Chesterian Series
Mississippian System
Type locality and description: The name West Baden was originally proposed as a group name in 1920 by E. R. Cumings in a letter to Stuart Weller (Cumings, 1922, p. 514). The term received no subsequent use, however, until it was revived in a slightly modified sense by Gray, Jenkins, and Weidman (1960, p. 44-48). The group is named for West Baden, Orange County, Ind., and consists in descending order of the Elwren Formation (the Cypress Formation in the subsurface), the Reelsville Limestone, the Sample Formation, the Beaver Bend Limestone, and the Bethel Formation. It consists dominantly of gray to varicolored shale and mudstone and thin-bedded to crossbedded sandstone lime-stone in beds of variable thickness is an important but lesser constituent (Gray, 1962, table 2 and fig. 4). Total thickness along the outcrop ranges from 100 to 140 feet (30 to 43 m). Known on the surface from Putnam County southward to the Ohio River, the West Baden Group is also recognized in the subsurface from Parke County southwestward. Maximum reported subsurface thickness is 260 feet (80 m) in western Gibson County (Sullivan, 1972, p. 11 and pl. 3).

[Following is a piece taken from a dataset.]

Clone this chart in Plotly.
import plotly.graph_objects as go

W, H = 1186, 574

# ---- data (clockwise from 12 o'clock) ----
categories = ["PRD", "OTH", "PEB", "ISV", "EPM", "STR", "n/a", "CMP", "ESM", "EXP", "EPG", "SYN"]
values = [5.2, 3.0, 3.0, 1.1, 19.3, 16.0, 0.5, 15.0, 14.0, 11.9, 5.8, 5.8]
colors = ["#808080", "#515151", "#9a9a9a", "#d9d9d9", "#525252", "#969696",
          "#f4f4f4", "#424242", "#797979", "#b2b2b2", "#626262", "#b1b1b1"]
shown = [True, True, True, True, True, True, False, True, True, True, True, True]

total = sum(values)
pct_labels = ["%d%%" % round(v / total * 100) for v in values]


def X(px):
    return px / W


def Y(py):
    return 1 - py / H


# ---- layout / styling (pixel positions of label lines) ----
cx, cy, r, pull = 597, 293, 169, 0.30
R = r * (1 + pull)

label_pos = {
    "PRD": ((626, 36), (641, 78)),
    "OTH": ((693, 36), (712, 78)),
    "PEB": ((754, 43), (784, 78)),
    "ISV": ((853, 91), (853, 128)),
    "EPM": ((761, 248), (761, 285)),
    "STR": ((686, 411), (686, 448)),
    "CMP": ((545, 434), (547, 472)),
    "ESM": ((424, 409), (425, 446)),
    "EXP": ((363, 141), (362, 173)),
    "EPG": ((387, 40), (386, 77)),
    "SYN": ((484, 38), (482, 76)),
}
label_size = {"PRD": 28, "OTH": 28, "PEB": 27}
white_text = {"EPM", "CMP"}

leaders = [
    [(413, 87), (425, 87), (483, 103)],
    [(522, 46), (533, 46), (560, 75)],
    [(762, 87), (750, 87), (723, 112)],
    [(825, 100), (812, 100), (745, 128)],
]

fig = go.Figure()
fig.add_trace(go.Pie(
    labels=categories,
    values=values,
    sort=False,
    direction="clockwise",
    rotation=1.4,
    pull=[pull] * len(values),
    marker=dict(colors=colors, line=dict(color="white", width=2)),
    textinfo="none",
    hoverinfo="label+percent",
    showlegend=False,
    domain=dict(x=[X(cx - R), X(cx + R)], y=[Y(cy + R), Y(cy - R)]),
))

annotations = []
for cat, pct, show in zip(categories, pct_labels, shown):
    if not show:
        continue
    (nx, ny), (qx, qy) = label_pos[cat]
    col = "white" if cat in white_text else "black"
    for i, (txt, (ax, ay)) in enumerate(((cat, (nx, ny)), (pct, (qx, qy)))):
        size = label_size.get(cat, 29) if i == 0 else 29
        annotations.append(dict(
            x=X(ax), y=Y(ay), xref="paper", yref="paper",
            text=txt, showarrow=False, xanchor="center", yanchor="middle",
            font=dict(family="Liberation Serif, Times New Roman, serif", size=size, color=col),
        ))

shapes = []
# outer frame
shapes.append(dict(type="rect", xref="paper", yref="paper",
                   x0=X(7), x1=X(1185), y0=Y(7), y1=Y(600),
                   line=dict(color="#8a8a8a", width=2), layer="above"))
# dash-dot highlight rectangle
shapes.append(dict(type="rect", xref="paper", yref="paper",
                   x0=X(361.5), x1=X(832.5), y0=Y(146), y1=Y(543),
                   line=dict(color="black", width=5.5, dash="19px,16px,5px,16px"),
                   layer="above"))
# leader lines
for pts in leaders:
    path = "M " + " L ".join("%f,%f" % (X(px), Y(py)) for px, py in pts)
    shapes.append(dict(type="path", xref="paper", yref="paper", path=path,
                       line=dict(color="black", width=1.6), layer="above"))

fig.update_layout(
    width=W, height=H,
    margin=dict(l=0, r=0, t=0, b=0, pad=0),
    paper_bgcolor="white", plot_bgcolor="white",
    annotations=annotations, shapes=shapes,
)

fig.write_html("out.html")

A major feature of the West Baden Group is a southwestward-trending belt about 6 miles (10 km) wide across which the limestones were not deposited and in which sandstone dominates the entire thickness of the group. (See the description of the clastic belt under "Elwren Formation.") The West Baden overlies the Blue River Group (Valmeyeran and Chesterian) conformably except at a few localities along the clastic belt where basal sandstone of the West Baden Group lies disconformably as deep as 50 feet (15 m) below the normal position of the top of the Blue River Group (Malott, 1952, p. 49). The West Baden Group is overlain conformably by the Stephensport Group (Chesterian) or disconformably by the Mansfield Formation (Morrowan).
Correlation: The West Baden Group correlates with rocks within the lower part of the North American foraminiferal Zone 16s of Mamet and Skipp (1971) and within the Visean Series (V3cs) of European usage. On the basis of its conodont faunas, the West Baden was assigned to the upper part of the Gnathodus bilineatus-Cavusgnathus charactus Assemblage Zone of standard North American usage by Collinson, Rexroad, and Thompson (1971).

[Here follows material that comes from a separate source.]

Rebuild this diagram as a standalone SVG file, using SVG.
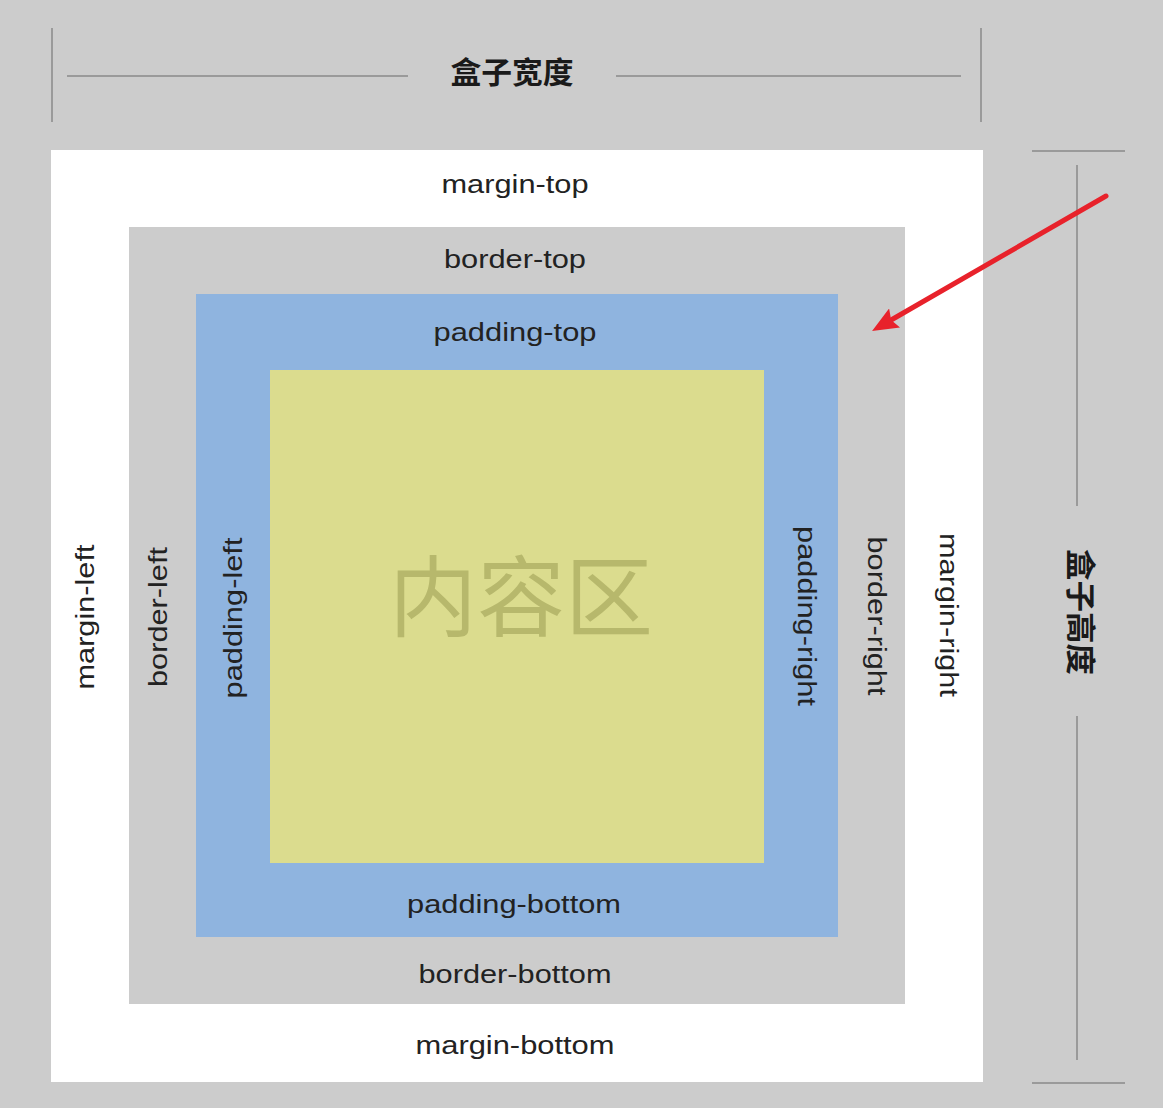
<svg xmlns="http://www.w3.org/2000/svg" width="1163" height="1108" viewBox="0 0 1163 1108">
<defs>
<style>
.lbl{font-family:"Liberation Sans",Arial,Helvetica,sans-serif;font-size:26px;fill:#222;text-anchor:middle}
.dim{stroke:#9a9a9a;stroke-width:2;fill:none}
.cjk{font-family:"Noto Sans CJK SC","Noto Sans CJK JP",sans-serif;text-anchor:middle}
.ttl{font-size:30px;font-weight:bold;fill:#1a1a1a}
</style>
<marker id="ah" viewBox="0 0 26 22" refX="3" refY="11" markerWidth="26" markerHeight="22" markerUnits="userSpaceOnUse" orient="auto">
<path d="M0,0 L26,11 L0,22 L4,11 Z" fill="#e8222b"/>
</marker>
</defs>
<rect x="0" y="0" width="1163" height="1108" fill="#cccccc"/>
<g id="margin">
<rect x="51" y="150" width="932" height="932" fill="#ffffff"/>
<text class="lbl" x="515" y="193" textLength="147" lengthAdjust="spacingAndGlyphs">margin-top</text>
<text class="lbl" x="515" y="1054" textLength="199" lengthAdjust="spacingAndGlyphs">margin-bottom</text>
<text class="lbl" transform="translate(94,617) rotate(-90)" textLength="145" lengthAdjust="spacingAndGlyphs">margin-left</text>
<text class="lbl" transform="translate(940,615) rotate(90)" textLength="164" lengthAdjust="spacingAndGlyphs">margin-right</text>
</g>
<g id="border">
<rect x="129" y="227" width="776" height="777" fill="#cccccc"/>
<text class="lbl" x="515" y="268" textLength="142" lengthAdjust="spacingAndGlyphs">border-top</text>
<text class="lbl" x="515" y="983" textLength="193" lengthAdjust="spacingAndGlyphs">border-bottom</text>
<text class="lbl" transform="translate(167,617) rotate(-90)" textLength="140" lengthAdjust="spacingAndGlyphs">border-left</text>
<text class="lbl" transform="translate(868,616) rotate(90)" textLength="159" lengthAdjust="spacingAndGlyphs">border-right</text>
</g>
<g id="padding">
<rect x="196" y="294" width="642" height="643" fill="#8fb4df"/>
<text class="lbl" x="515" y="341" textLength="163" lengthAdjust="spacingAndGlyphs">padding-top</text>
<text class="lbl" x="514" y="913" textLength="214" lengthAdjust="spacingAndGlyphs">padding-bottom</text>
<text class="lbl" transform="translate(242,618) rotate(-90)" textLength="161" lengthAdjust="spacingAndGlyphs">padding-left</text>
<text class="lbl" transform="translate(798,616) rotate(90)" textLength="180" lengthAdjust="spacingAndGlyphs">padding-right</text>
</g>
<g id="content">
<rect x="270" y="370" width="494" height="493" fill="#dbdc8e"/>
<text class="cjk" x="521" y="629" font-size="88" fill="#b7b86c">内容区</text>
</g>
<g id="width-dimension">
<line class="dim" x1="52" y1="28" x2="52" y2="122"/>
<line class="dim" x1="981" y1="28" x2="981" y2="122"/>
<line class="dim" x1="67" y1="76" x2="408" y2="76"/>
<line class="dim" x1="616" y1="76" x2="961" y2="76"/>
<text class="cjk ttl" x="512" y="83" textLength="123" lengthAdjust="spacingAndGlyphs">盒子宽度</text>
</g>
<g id="height-dimension">
<line class="dim" x1="1032" y1="151" x2="1125" y2="151"/>
<line class="dim" x1="1032" y1="1083" x2="1125" y2="1083"/>
<line class="dim" x1="1077" y1="165" x2="1077" y2="506"/>
<line class="dim" x1="1077" y1="716" x2="1077" y2="1060"/>
<text class="cjk ttl" transform="translate(1070,612) rotate(90)" textLength="126" lengthAdjust="spacingAndGlyphs">盒子高度</text>
</g>
<g id="connectors">
<line x1="1106" y1="196" x2="892" y2="319.5" stroke="#e8222b" stroke-width="5" stroke-linecap="round" marker-end="url(#ah)"/>
</g>
</svg>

Naming of groups in upper part of Mississippian System in Indiana: Rocks that are now considered to belong to the Chesterian Series in Indiana previously went by a variety of names, most of which originated elsewhere. Among these names are Ferruginous Sandstone, Kaskaskia Limestone, Archimedes Limestone, Pentremital Limestone, and Chester Limestone, most of which were originally used in early reports on the geology of the region surrounding Ste. Genevieve, Mo., and Chester, Ill,
Hopkins (1902, 1904) first applied an indigenous name to these rocks in Indiana. He included in his Huron Group, named for a village in southwestern Lawrence County, all rocks from the top of the Mitchell Limestone (see the discussion under "Blue River Group") to the base of the Mansfield Formation. The name Huron was used for a time, but it was preoccupied, and when equivalence to the Chester Group of southern Illinois became clear, Greene (1911, p. 269) suggested that the name Chester be substituted. He then casually and without explanation used the name Solsberry Formation for these rocks (Greene, 1911, p. 275, 281) .
As the term Chester came into common use and formational names became accepted, subdivision of the series into groups became possible. These subdivisions were called "lower," "middle," and "upper Chester" (Cumings, 1922, p. 408, 515) and were used as groups, sometimes with capital letters, but were commonly not expressly called groups. "Chester" became "Chesterian," a time and time-rock name that is appropriately designated a series or epoch but that is inappropriate as a group name; principally for this reason Gray, Jenkins, and Weidman (1960, p. 44) adapted two group names earlier suggested by Cumings (1922, p. 514), West Baden and Stephensport, to replace with some modification the former usage, lower and middle Chester. The Kentucky name Buffalo Wallow was adopted by Gray (1978) in a group sense and in somewhat modified scope for outcropping upper Chesterian rocks.